I've stirred up a hornet's nest at my daughter's school regarding the use of movies in the classroom. Do you know of any other people who have had any success fighting this issue and how they went about it? Thx.

Rita January 10, 2004 12:24 AM

I'd suggest that you gather your facts, come up with an alternative proposal (such as the banning of all Hollywood movies, except under special circumstances and by administrator approval, for example if a History teacher wanted to show the decidedly un-Hollywood film "Glory").

Present your proposal (as emotionless as humanly possible) and expect no response, but you might be surprised.

Then go to the media. If you come off as the rational one, then you just might get somewhere. Exactly how can a school justify spending any time at all on Hollywood movies?

With any luck, you might get things turned around!

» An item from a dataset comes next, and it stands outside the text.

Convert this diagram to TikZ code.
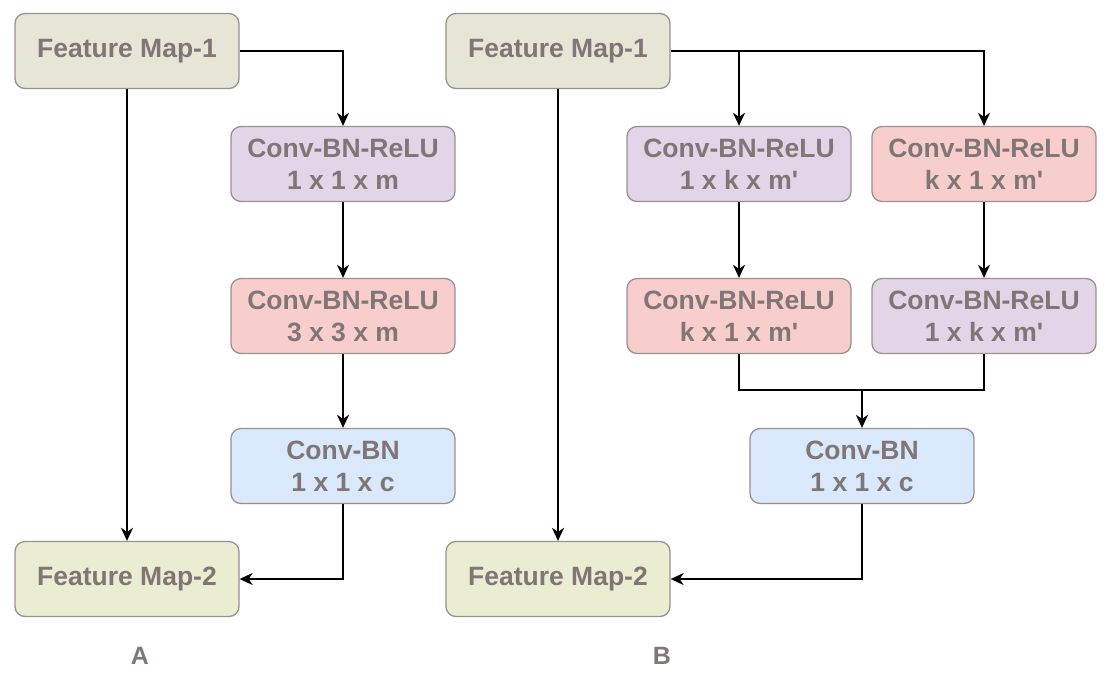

ceb January 10, 2004 09:03 PM

As a teacher, I am GUILTY of the "VCR USAGE." o I do not use it as a means of getting my grades done or as tool to get papers graded, but as a Social Studies teacher find that its use in the classroom is necessary. With all that is happening today there is a need to show children of all ages something different then "NICK at NIGHT."
As for the BlockBuster curse, I too have stirred up feelings at my home district school's use. In one day my son saw the same movie twice in different classes because the teachers needed fillers.